___ Data provided

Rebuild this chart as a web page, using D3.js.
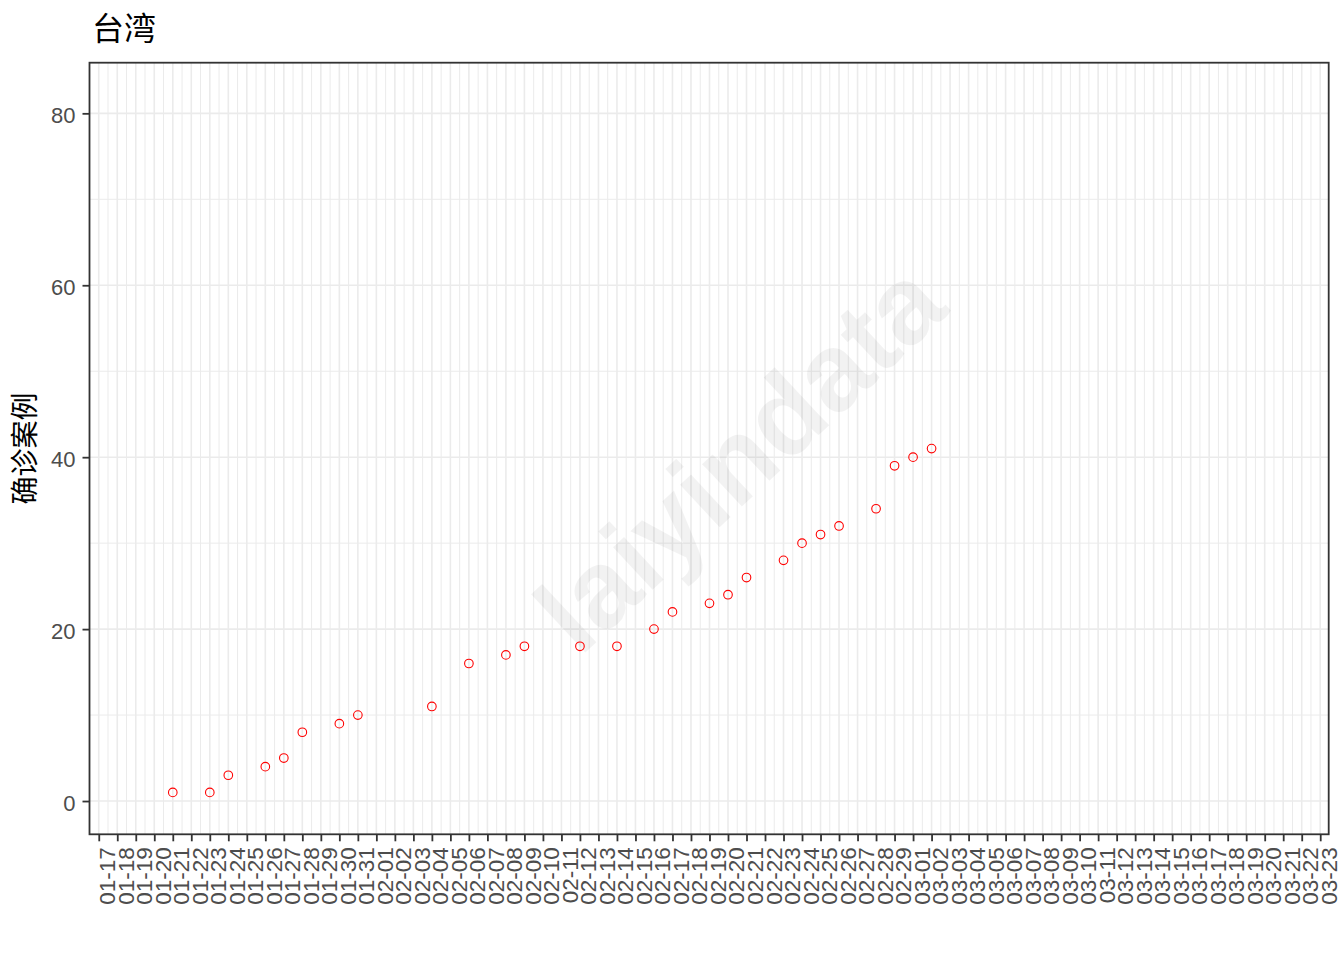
<!DOCTYPE html>
<html>
<head>
<meta charset="utf-8">
<script src="https://cdn.jsdelivr.net/npm/d3@7"></script>
<style>
  html, body { margin: 0; padding: 0; background: #ffffff; }
  svg { display: block; }
</style>
</head>
<body>
<svg id="chart" width="1344" height="960"></svg>
<script>
// ---- data ----
const title = "台湾";
const yTitle = "确诊案例";
const watermark = "laiyindata";
const axisStart = "2020-01-17";
const axisEnd = "2020-03-23";
const dates = ["2020-01-21","2020-01-23","2020-01-24","2020-01-26","2020-01-27","2020-01-28",
  "2020-01-30","2020-01-31","2020-02-04","2020-02-06","2020-02-08","2020-02-09","2020-02-12",
  "2020-02-14","2020-02-16","2020-02-17","2020-02-19","2020-02-20","2020-02-21","2020-02-23",
  "2020-02-24","2020-02-25","2020-02-26","2020-02-28","2020-02-29","2020-03-01","2020-03-02"];
const cases = [1,1,3,4,5,8,9,10,11,16,17,18,18,18,20,22,23,24,26,28,30,31,32,34,39,40,41];
const yTicks = [0,20,40,60,80];
const yMinor = [10,30,50,70];
const yDomain = [-3.87, 85.89];

// ---- layout ----
const svg = d3.select("#chart");
const P = {left: 89.5, right: 1328.7, top: 62.7, bottom: 834.3};
const parse = d3.utcParse("%Y-%m-%d");
const fmt = d3.utcFormat("%m-%d");
const d0 = parse(axisStart), d1 = parse(axisEnd);
const padDays = 0.47;
const x = d3.scaleUtc()
  .domain([d3.utcHour.offset(d0, -padDays*24), d3.utcHour.offset(d1, padDays*24)])
  .range([P.left, P.right]);
const y = d3.scaleLinear().domain(yDomain).range([P.bottom, P.top]);

const days = d3.utcDay.range(d0, d3.utcDay.offset(d1, 1));
const halfDays = d3.utcDay.range(d0, d1).map(d => d3.utcHour.offset(d, 12));

const g = svg.append("g");
// minor grid
g.selectAll("line.vminor").data(halfDays).join("line")
  .attr("x1", d => x(d)).attr("x2", d => x(d)).attr("y1", P.top).attr("y2", P.bottom)
  .attr("stroke", "#ebebeb").attr("stroke-width", 1);
g.selectAll("line.hminor").data(yMinor).join("line")
  .attr("y1", d => y(d)).attr("y2", d => y(d)).attr("x1", P.left).attr("x2", P.right)
  .attr("stroke", "#ebebeb").attr("stroke-width", 1);
// major grid
g.selectAll("line.vmajor").data(days).join("line")
  .attr("x1", d => x(d)).attr("x2", d => x(d)).attr("y1", P.top).attr("y2", P.bottom)
  .attr("stroke", "#ebebeb").attr("stroke-width", 1.6);
g.selectAll("line.hmajor").data(yTicks).join("line")
  .attr("y1", d => y(d)).attr("y2", d => y(d)).attr("x1", P.left).attr("x2", P.right)
  .attr("stroke", "#ebebeb").attr("stroke-width", 1.6);

// watermark
svg.append("text")
  .attr("transform", `translate(${(P.left+P.right)/2 + 30},${(P.top+P.bottom)/2 + 8}) rotate(-43)`)
  .attr("text-anchor", "middle").attr("dominant-baseline", "central")
  .attr("font-family", "Liberation Sans, Arial, sans-serif").attr("font-weight", "bold")
  .attr("font-size", 110).attr("fill", "#000").attr("fill-opacity", 0.05)
  .text(watermark);

// points
svg.append("g").selectAll("circle").data(dates.map((d,i) => ({d: parse(d), v: cases[i]}))).join("circle")
  .attr("cx", d => x(d.d)).attr("cy", d => y(d.v)).attr("r", 4.3)
  .attr("fill", "none").attr("stroke", "#ff0000").attr("stroke-width", 1.1);

// border
svg.append("rect").attr("x", P.left).attr("y", P.top)
  .attr("width", P.right - P.left).attr("height", P.bottom - P.top)
  .attr("fill", "none").attr("stroke", "#333333").attr("stroke-width", 1.8);

// x axis
const xAxis = d3.axisBottom(x).tickValues(days).tickFormat(fmt).tickSize(7).tickSizeOuter(0);
const gx = svg.append("g").attr("transform", `translate(0,${P.bottom})`).call(xAxis);
gx.select(".domain").remove();
gx.selectAll(".tick line").attr("stroke", "#333333").attr("stroke-width", 1.8);
gx.selectAll(".tick text")
  .attr("font-family", "Liberation Sans, Arial, sans-serif").attr("font-size", 22.5)
  .attr("fill", "#4d4d4d")
  .attr("dy", null).attr("y", null)
  .attr("text-anchor", "end")
  .attr("transform", "translate(16,13) rotate(-90)");

// y axis
const yAxis = d3.axisLeft(y).tickValues(yTicks).tickFormat(d3.format("d")).tickSize(7).tickSizeOuter(0);
const gy = svg.append("g").attr("transform", `translate(${P.left},0)`).call(yAxis);
gy.select(".domain").remove();
gy.selectAll(".tick line").attr("stroke", "#333333").attr("stroke-width", 1.8);
gy.selectAll(".tick text")
  .attr("font-family", "Liberation Sans, Arial, sans-serif").attr("font-size", 22)
  .attr("fill", "#4d4d4d").attr("x", -14).attr("dy", null).attr("y", 9.5);

// titles
svg.append("text").attr("x", 92).attr("y", 40)
  .attr("font-family", "Noto Sans CJK SC, sans-serif").attr("font-size", 32).attr("fill", "#000")
  .text(title);
svg.append("text")
  .attr("transform", `translate(35,${(P.top+P.bottom)/2}) rotate(-90)`)
  .attr("text-anchor", "middle")
  .attr("font-family", "Noto Sans CJK SC, sans-serif").attr("font-size", 28).attr("fill", "#000")
  .text(yTitle);
</script>
</body>
</html>
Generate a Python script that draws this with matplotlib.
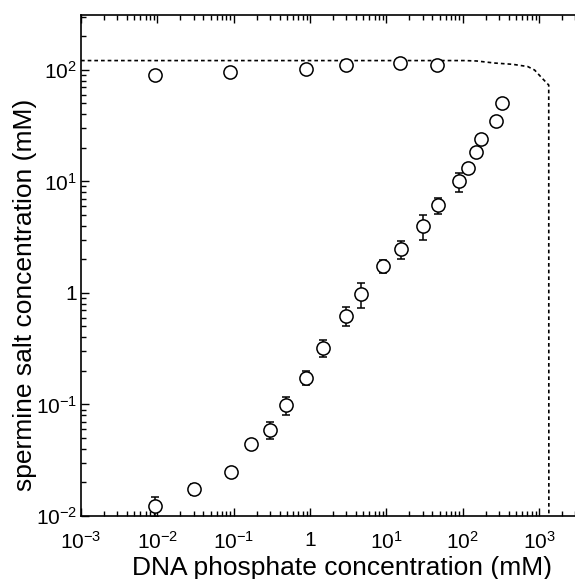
import numpy as np
import matplotlib
matplotlib.use('Agg')
import matplotlib.pyplot as plt
from matplotlib.ticker import FixedLocator, FixedFormatter

plt.rcParams['font.family'] = ['Liberation Sans', 'DejaVu Sans']
plt.rcParams['mathtext.fontset'] = 'custom'
plt.rcParams['mathtext.rm'] = 'Liberation Sans'
plt.rcParams['mathtext.it'] = 'Liberation Sans:italic'

# upper branch (open circles near 100 mM)
dna_top = [0.0092, 0.089, 0.88, 3.0, 15.3, 46]
salt_top = [90, 96, 102, 111, 115, 111]

# lower branch with error bars
dna_low = [0.0093, 0.030, 0.092, 0.168, 0.30, 0.48, 0.88, 1.47, 3.0, 4.7,
           9.1, 15.4, 30, 48, 90, 117, 148, 172, 270, 331]
salt_low = [0.0123, 0.0175, 0.0249, 0.0443, 0.059, 0.099, 0.173, 0.32, 0.625, 0.98,
            1.75, 2.48, 4.0, 6.1, 10.0, 13.3, 18.3, 23.9, 34.9, 50.9]
salt_err = [0.0025, 0.002, 0, 0, 0.01, 0.018, 0.025, 0.055, 0.12, 0.25,
            0.24, 0.45, 1.0, 1.0, 2.0, 0, 0, 0, 0, 0]

# dotted boundary curve
curve_x = [0.001, 50, 106, 152, 262, 451, 710, 875, 1081, 1340, 1345]
curve_y = [121, 121, 121, 120, 115, 112, 107, 99.5, 85, 73, 0.01]

fig = plt.figure(figsize=(5.75, 5.79), dpi=100)
# axes run past the right edge of the figure (right spine cropped off)
ax = fig.add_axes([0.1409, 0.1088, 0.9078, 0.8653])

ax.plot(curve_x, curve_y, color='black', lw=1.2, linestyle=(0, (2.2, 1.8)))
ax.errorbar(dna_low, salt_low, yerr=salt_err, fmt='o', mfc='white', mec='black',
            ms=9.5, mew=1.1, ecolor='black', elinewidth=1.1, capsize=3, capthick=1.1,
            zorder=3)
ax.plot(dna_top, salt_top, 'o', mfc='white', mec='black', ms=9.5, mew=1.1, zorder=3)

ax.set_xscale('log')
ax.set_yscale('log')
ax.set_xlim(1e-3, 10 ** 3.838)
ax.set_ylim(0.01, 310)

xt = [1e-3, 1e-2, 1e-1, 1, 10, 100, 1000]
xl = ['$10^{-3}$', '$10^{-2}$', '$10^{-1}$', '1', '$10^{1}$', '$10^{2}$', '$10^{3}$']
yt = [1e-2, 1e-1, 1, 10, 100]
yl = ['$10^{-2}$', '$10^{-1}$', '1', '$10^{1}$', '$10^{2}$']
ax.xaxis.set_major_locator(FixedLocator(xt))
ax.xaxis.set_major_formatter(FixedFormatter(xl))
ax.yaxis.set_major_locator(FixedLocator(yt))
ax.yaxis.set_major_formatter(FixedFormatter(yl))

ax.tick_params(which='both', direction='in', top=True, right=False, labelsize=15)
ax.tick_params(which='major', length=6, width=1)
ax.tick_params(which='minor', length=3.5, width=1)
ax.tick_params(axis='x', pad=11)
ax.tick_params(axis='y', pad=3)
for s in ax.spines.values():
    s.set_linewidth(1.2)

ax.set_xlabel('DNA phosphate concentration (mM)', fontsize=19)
ax.set_ylabel('spermine salt concentration (mM)', fontsize=19)
ax.xaxis.set_label_coords(0.5, -0.080)
ax.yaxis.set_label_coords(-0.0843, 0.441)

fig.savefig('out.png', dpi=100)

______

**What is expected**
Pictures are not part of the copy. Write out only the lines from the one containing "Generate a Python" through the one containing "plt.rcParams['mathtext.it'] = 'Liberation", exactly as they stand, both included.

**Solution for this exercise**
Generate a Python script that draws this with matplotlib.
import numpy as np
import matplotlib
matplotlib.use('Agg')
import matplotlib.pyplot as plt
from matplotlib.ticker import FixedLocator, FixedFormatter

plt.rcParams['font.family'] = ['Liberation Sans', 'DejaVu Sans']
plt.rcParams['mathtext.fontset'] = 'custom'
plt.rcParams['mathtext.rm'] = 'Liberation Sans'
plt.rcParams['mathtext.it'] = 'Liberation Sans:italic'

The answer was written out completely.